Manuscrito de la obra «Commentaria in Aristotelis Politicorum», del Doctor Angélico – Biblioteca Nacional de España, Madrid

En el mundo en que vivimos es difícil hacerse una idea de lo que realmente fue ese período histórico. Muy elocuentes son las palabras de León XIII al describirlo: «Hubo un tiempo en que la filosofía del Evangelio gobernaba los estados. En aquella época la eficacia propia de la sabiduría cristiana y su virtud divina habían penetrado en las leyes, en las instituciones, en la moral de los pueblos, infiltrándose en todas las clases y relaciones de la sociedad. […] Organizado de este modo, el Estado produjo bienes superiores a toda esperanza. Todavía subsiste la memoria de estos beneficios y quedará vigente en innumerables monumentos históricos que ninguna corruptora habilidad de los adversarios podrá desvirtuar u oscurecer».1

Aquella época, en la que las escuelas y universidades florecieron con inmenso vigor, tenía la fe como base de su trabajo intelectual. La enseñanza continuaba apoyándose en la jerarquía eclesiástica, pero al mismo tiempo buscaba escudriñar los datos de la Revelación para llegar a nuevas e inéditas conclusiones.

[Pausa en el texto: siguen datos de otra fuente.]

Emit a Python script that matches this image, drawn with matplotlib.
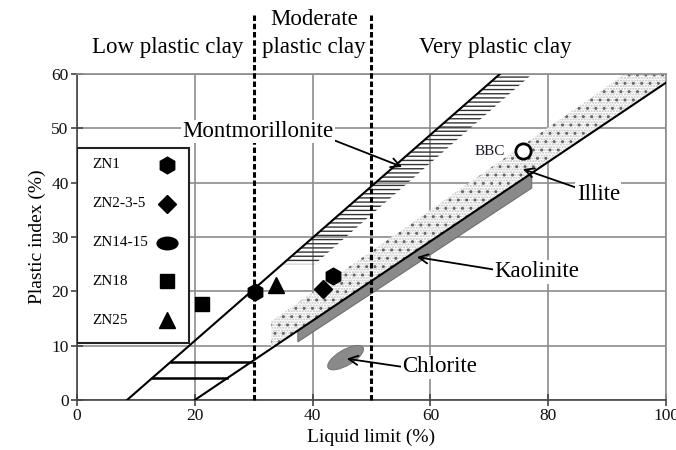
import numpy as np
import matplotlib.pyplot as plt
from matplotlib.patches import Polygon, Ellipse, Rectangle
from matplotlib.path import Path
from matplotlib.transforms import Affine2D

plt.rcParams['font.family'] = ['Liberation Serif', 'DejaVu Serif']
plt.rcParams['hatch.linewidth'] = 1.0

# Boundary lines of the chart (liquid limit %, plastic index %)
upper_ll = [8.5, 71.8]
upper_pi = [0, 60]
a_ll = [20, 100]
a_pi = [0, 58.4]
low_zone_pi = [4, 7]
zone_ll = [30, 50]

# Clay mineral zones
mont_pi = [25, 60]
mont_width = 5.5
illite_ll = [33, 100]
illite_top_ll = [33, 93]
illite_top_pi = [14.5, 60]
kaol_ll = [37.5, 77.2]
kaol_bottom_pi = [10.7, 39.0]
chlorite_xy = (45.6, 7.8)
chlorite_size = (7.0, 2.8)

# Samples
zn1_ll, zn1_pi = [30.3, 43.4], [19.9, 22.8]
zn235_ll, zn235_pi = [41.7], [20.4]
zn18_ll, zn18_pi = [21.3], [17.7]
zn25_ll, zn25_pi = [33.8], [21.2]
bbc_ll, bbc_pi = [75.7], [45.9]

legend_labels = ['ZN1', 'ZN2-3-5', 'ZN14-15', 'ZN18', 'ZN25']


def upper_at(pi):
    return np.interp(pi, upper_pi, upper_ll)


def a_ll_at(pi):
    return np.interp(pi, a_pi, a_ll)


def a_pi_at(ll):
    return np.interp(ll, a_ll, a_pi)


fig = plt.figure(figsize=(6.76, 4.5), dpi=100)
ax = fig.add_axes([0.1139, 0.1111, 0.8713, 0.7245])
ax.set_xlim(0, 100)
ax.set_ylim(0, 60)
ax.set_xticks(np.arange(0, 101, 20))
ax.set_yticks(np.arange(0, 61, 10))
ax.grid(True, color='#8c8c8c', lw=1.2, zorder=0)
ax.set_axisbelow(True)
for s in ['top', 'right']:
    ax.spines[s].set_color('#8c8c8c')
    ax.spines[s].set_linewidth(1.2)
for s in ['left', 'bottom']:
    ax.spines[s].set_color('#444444')
    ax.spines[s].set_linewidth(1.2)
ax.tick_params(direction='inout', length=8, width=1.2, color='#444444',
               labelsize=12.5, labelcolor='#111111', pad=2)
ax.set_xlabel('Liquid limit (%)', fontsize=14, labelpad=3)
ax.set_ylabel('Plastic index (%)', fontsize=14, labelpad=4)

# zones
mont_left = upper_at(np.array(mont_pi))
ax.add_patch(Polygon([(mont_left[0], mont_pi[0]), (mont_left[1], mont_pi[1]),
                      (mont_left[1] + mont_width, mont_pi[1]),
                      (mont_left[0] + mont_width, mont_pi[0])],
                     facecolor='none', edgecolor='#333333', lw=0,
                     hatch='----', zorder=2))

illite_poly = [(illite_ll[0], a_pi_at(illite_ll[0])), (illite_ll[1], a_pi_at(illite_ll[1])),
               (100, 60), (illite_top_ll[1], illite_top_pi[1]),
               (illite_top_ll[0], illite_top_pi[0])]
ax.add_patch(Polygon(illite_poly, facecolor='white', edgecolor='#c0c0c0', lw=0,
                     hatch='......', zorder=2))
ax.add_patch(Polygon(illite_poly, facecolor='none', edgecolor='#666666', lw=0,
                     hatch='..', zorder=2))

ax.add_patch(Polygon([(kaol_ll[0], a_pi_at(kaol_ll[0])), (kaol_ll[1], a_pi_at(kaol_ll[1])),
                      (kaol_ll[1], kaol_bottom_pi[1]), (kaol_ll[0], kaol_bottom_pi[0])],
                     facecolor='#8a8a8a', edgecolor='#6f6f6f', lw=0.8, zorder=2))
ax.add_patch(Ellipse(chlorite_xy, chlorite_size[0], chlorite_size[1], angle=33,
                     facecolor='#8a8a8a', edgecolor='#777777', lw=0.8, zorder=2))

# boundary lines
ax.plot(upper_ll, upper_pi, color='black', lw=1.5, zorder=3)
ax.plot(a_ll, a_pi, color='black', lw=1.5, zorder=3)
for p in low_zone_pi:
    ax.plot([upper_at(p), a_ll_at(p)], [p, p], color='black', lw=1.8, zorder=3)
for x in zone_ll:
    ax.plot([x, x], [0, 71], color='black', lw=2.2, ls=(0, (1.8, 0.9)),
            clip_on=False, zorder=3)

# region labels
ax.text(15.4, 64.8, 'Low plastic clay', ha='center', va='center', fontsize=16.5)
ax.text(40.2, 70.0, 'Moderate', ha='center', va='center', fontsize=16.5)
ax.text(40.2, 64.8, 'plastic clay', ha='center', va='center', fontsize=16.5)
ax.text(71.0, 64.8, 'Very plastic clay', ha='center', va='center', fontsize=16.5)

# samples
ellipse_marker = Path.unit_circle().transformed(Affine2D().scale(1, 0.6))
ax.plot(zn1_ll, zn1_pi, 'h', color='black', ms=12, zorder=5)
ax.plot(zn235_ll, zn235_pi, 'D', color='black', ms=9, zorder=5)
ax.plot(zn18_ll, zn18_pi, 's', color='black', ms=10, zorder=5)
ax.plot(zn25_ll, zn25_pi, '^', color='black', ms=12, zorder=5)
ax.plot(bbc_ll, bbc_pi, 'o', mfc='white', mec='black', mew=2, ms=11, zorder=5)
ax.text(70.1, 45.7, 'BBC', ha='center', va='center', fontsize=11, color='#1a1a2a')

# annotations
box = dict(facecolor='white', edgecolor='none', pad=1)
arrow = dict(arrowstyle='->', color='black', lw=1.3, shrinkA=0, shrinkB=0)
ax.annotate('Montmorillonite', xy=(55.2, 42.9), xytext=(30.7, 49.4), ha='center',
            va='center', fontsize=16.5, bbox=box,
            arrowprops=dict(arrow, relpos=(1, 0.1)), zorder=4)
ax.annotate('Illite', xy=(75.7, 42.5), xytext=(88.5, 37.9), ha='center',
            va='center', fontsize=16.5, bbox=box,
            arrowprops=dict(arrow, relpos=(0, 0.8)), zorder=4)
ax.annotate('Kaolinite', xy=(57.7, 26.3), xytext=(78.1, 23.6), ha='center',
            va='center', fontsize=16.5, bbox=box,
            arrowprops=dict(arrow, relpos=(0, 0.6)), zorder=4)
ax.annotate('Chlorite', xy=(45.8, 7.6), xytext=(61.6, 6.1), ha='center',
            va='center', fontsize=16.5, bbox=box,
            arrowprops=dict(arrow, relpos=(0, 0.5)), zorder=4)

# legend box drawn by hand (labels left, symbols right)
leg_markers = [('h', 12), ('D', 9), (ellipse_marker, 15), ('s', 10), ('^', 12)]
leg_rows = np.linspace(0.721, 0.245, len(legend_labels))
ax.add_patch(Rectangle((0, 0.175), 0.19, 0.598, transform=ax.transAxes,
                       facecolor='white', edgecolor='#222222', lw=1.5, zorder=6))
for lab, (mk, ms), yy in zip(legend_labels, leg_markers, leg_rows):
    ax.text(0.026, yy, lab, transform=ax.transAxes, ha='left', va='center',
            fontsize=11, zorder=7)
    ax.plot([0.153], [yy], marker=mk, ms=ms, color='black', ls='none',
            transform=ax.transAxes, zorder=7)

fig.savefig('out.png', dpi=100)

La teología, «reina de las ciencias», veía a su sierva, la filosofía, asumir una importancia creciente. Sobre lo qué enseñaba la teología a los cristianos, en general, todos estaban de acuerdo. Sin embargo, se cuestionaba la relación entre la fe y la razón. ¿Debería ésta ayudar a aquella, o al revés? ¿Cuál sería el papel de la filosofía en el pensamiento cristiano? Tales problemas, desde muy pronto, tuvieron que ser enfrentados por los pensadores medievales.

Aristotelismo cristiano

Desde los Padres de la Iglesia, la filosofía cristiana había sido eminentemente platónica. El aristotelismo, con su realismo y sus métodos racionalistas, era poco conocido. Esto era debido en gran parte a que los escritos del Estagirita llegaron a Occidente a través de traducciones del árabe al latín, con no pocos errores y falsas interpretaciones. Basta decir que, según algunas de esas versiones, Dios no sería el creador del universo…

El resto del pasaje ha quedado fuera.